The appellate court ruled against the insurance agency on both counts.  It found that the agency’s customer had put forth sufficient evidence to require a jury to decide whether the agency had held itself out as an expert and the customer had reasonably relied on the agency’s expertise to identify and obtain the correct amount or type of insurance.  That evidence consisted of statements by the customer’s owners that they told the agency they “wanted a policy which covers everything, the trucks, the cars, the cargo… physical damage, liability, general liability, everything.”  The owners did not request any particular coverage.  Instead, when they spoke to a representative of the agency, they were asked what type of business they did and then were told by that representative what type of insurance coverage they needed and perhaps, most importantly, that once they obtained the coverage recommended “you are covered, don’t worry.”  Sound familiar.
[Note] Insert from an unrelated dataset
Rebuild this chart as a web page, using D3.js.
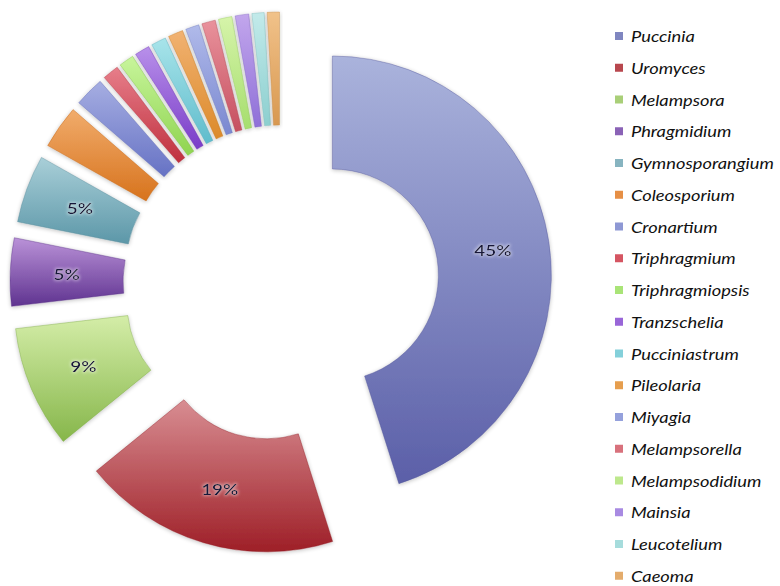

The insurance agency was not saved by the exception to the rule of expertise, which will let an agency or agent escape liability even if they do owe a duty to the insured to obtain a particular type of coverage if an examination of the policy would have made it “readily apparent” that the coverage requested was not issued.   In this case, the relevant language was buried in a paragraph of the policy that did not appear from its heading to have anything to do with the carrier’s duty to defend and the important language did not clearly state the carrier had no duty to defend.  I am sure it will come as no surprise that the customer’s owner testified that “she did not understand” the meaning of that language.

If you don’t want to end up like the insurance agency in the above case, be careful what you say to your customers about the coverage obtained for them and above all else don’t tell them that “you are covered, don’t worry.”